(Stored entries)
....

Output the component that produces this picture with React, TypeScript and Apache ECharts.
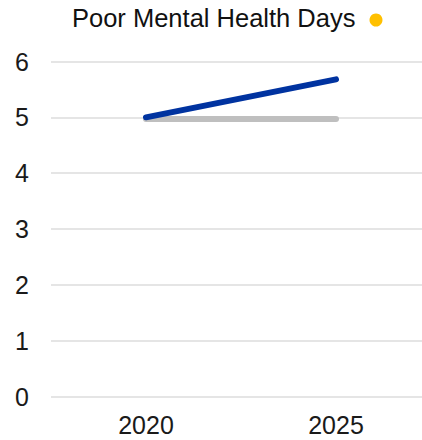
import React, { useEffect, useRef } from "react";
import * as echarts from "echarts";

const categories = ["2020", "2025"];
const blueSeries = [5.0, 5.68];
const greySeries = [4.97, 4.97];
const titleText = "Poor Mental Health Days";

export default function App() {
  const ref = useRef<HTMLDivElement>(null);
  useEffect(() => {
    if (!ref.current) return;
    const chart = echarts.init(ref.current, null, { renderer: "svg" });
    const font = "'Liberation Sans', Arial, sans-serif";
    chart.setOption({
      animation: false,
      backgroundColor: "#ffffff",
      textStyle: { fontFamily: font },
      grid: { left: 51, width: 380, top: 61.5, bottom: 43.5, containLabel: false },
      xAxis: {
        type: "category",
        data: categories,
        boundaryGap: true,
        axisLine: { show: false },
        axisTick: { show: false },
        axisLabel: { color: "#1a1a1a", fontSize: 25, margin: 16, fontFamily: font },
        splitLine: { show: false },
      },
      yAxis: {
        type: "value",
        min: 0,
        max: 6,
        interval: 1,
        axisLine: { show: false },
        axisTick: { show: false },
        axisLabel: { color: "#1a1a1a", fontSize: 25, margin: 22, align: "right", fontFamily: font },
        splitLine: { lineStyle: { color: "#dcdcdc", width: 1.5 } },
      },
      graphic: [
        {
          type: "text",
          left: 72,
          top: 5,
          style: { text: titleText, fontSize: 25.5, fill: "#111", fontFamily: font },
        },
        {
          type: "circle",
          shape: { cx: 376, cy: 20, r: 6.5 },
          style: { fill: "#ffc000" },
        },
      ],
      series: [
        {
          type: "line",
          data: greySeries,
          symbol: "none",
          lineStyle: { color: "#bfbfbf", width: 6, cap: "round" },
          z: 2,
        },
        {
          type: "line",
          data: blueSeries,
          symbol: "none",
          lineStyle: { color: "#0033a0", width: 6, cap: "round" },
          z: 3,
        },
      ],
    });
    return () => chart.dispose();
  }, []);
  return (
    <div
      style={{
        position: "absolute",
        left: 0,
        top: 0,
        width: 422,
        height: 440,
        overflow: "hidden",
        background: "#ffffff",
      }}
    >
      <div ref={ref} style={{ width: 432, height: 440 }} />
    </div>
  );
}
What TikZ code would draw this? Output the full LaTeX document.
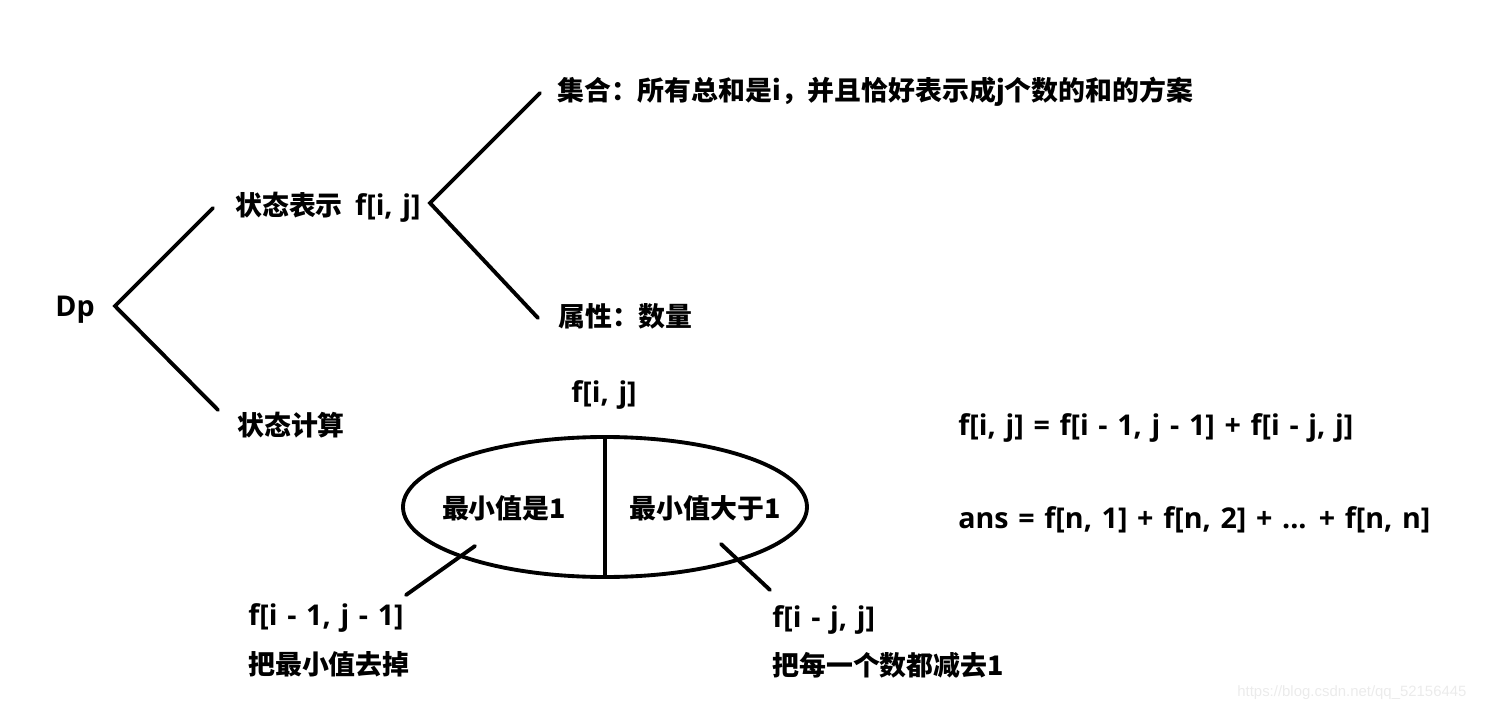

....

What needs to be done: Without the pictures, restate all the entries above exactly.

Response:
Output the component that produces this picture with React, TypeScript and Apache ECharts.
import React, { useEffect, useRef } from "react";
import * as echarts from "echarts";

const categories = ["2020", "2025"];
const blueSeries = [5.0, 5.68];
const greySeries = [4.97, 4.97];
const titleText = "Poor Mental Health Days";

export default function App() {
  const ref = useRef<HTMLDivElement>(null);
  useEffect(() => {
    if (!ref.current) return;
    const chart = echarts.init(ref.current, null, { renderer: "svg" });
    const font = "'Liberation Sans', Arial, sans-serif";
    chart.setOption({
      animation: false,
      backgroundColor: "#ffffff",
      textStyle: { fontFamily: font },
      grid: { left: 51, width: 380, top: 61.5, bottom: 43.5, containLabel: false },
      xAxis: {
        type: "category",
        data: categories,
        boundaryGap: true,
        axisLine: { show: false },
        axisTick: { show: false },
        axisLabel: { color: "#1a1a1a", fontSize: 25, margin: 16, fontFamily: font },
        splitLine: { show: false },
      },
      yAxis: {
        type: "value",
        min: 0,
        max: 6,
        interval: 1,
        axisLine: { show: false },
        axisTick: { show: false },
        axisLabel: { color: "#1a1a1a", fontSize: 25, margin: 22, align: "right", fontFamily: font },
        splitLine: { lineStyle: { color: "#dcdcdc", width: 1.5 } },
      },
      graphic: [
        {
          type: "text",
          left: 72,
          top: 5,
          style: { text: titleText, fontSize: 25.5, fill: "#111", fontFamily: font },
        },
        {
          type: "circle",
          shape: { cx: 376, cy: 20, r: 6.5 },
          style: { fill: "#ffc000" },
        },
      ],
      series: [
        {
          type: "line",
          data: greySeries,
          symbol: "none",
          lineStyle: { color: "#bfbfbf", width: 6, cap: "round" },
          z: 2,
        },
        {
          type: "line",
          data: blueSeries,
          symbol: "none",
          lineStyle: { color: "#0033a0", width: 6, cap: "round" },
          z: 3,
        },
      ],
    });
    return () => chart.dispose();
  }, []);
  return (
    <div
      style={{
        position: "absolute",
        left: 0,
        top: 0,
        width: 422,
        height: 440,
        overflow: "hidden",
        background: "#ffffff",
      }}
    >
      <div ref={ref} style={{ width: 432, height: 440 }} />
    </div>
  );
}
What TikZ code would draw this? Output the full LaTeX document.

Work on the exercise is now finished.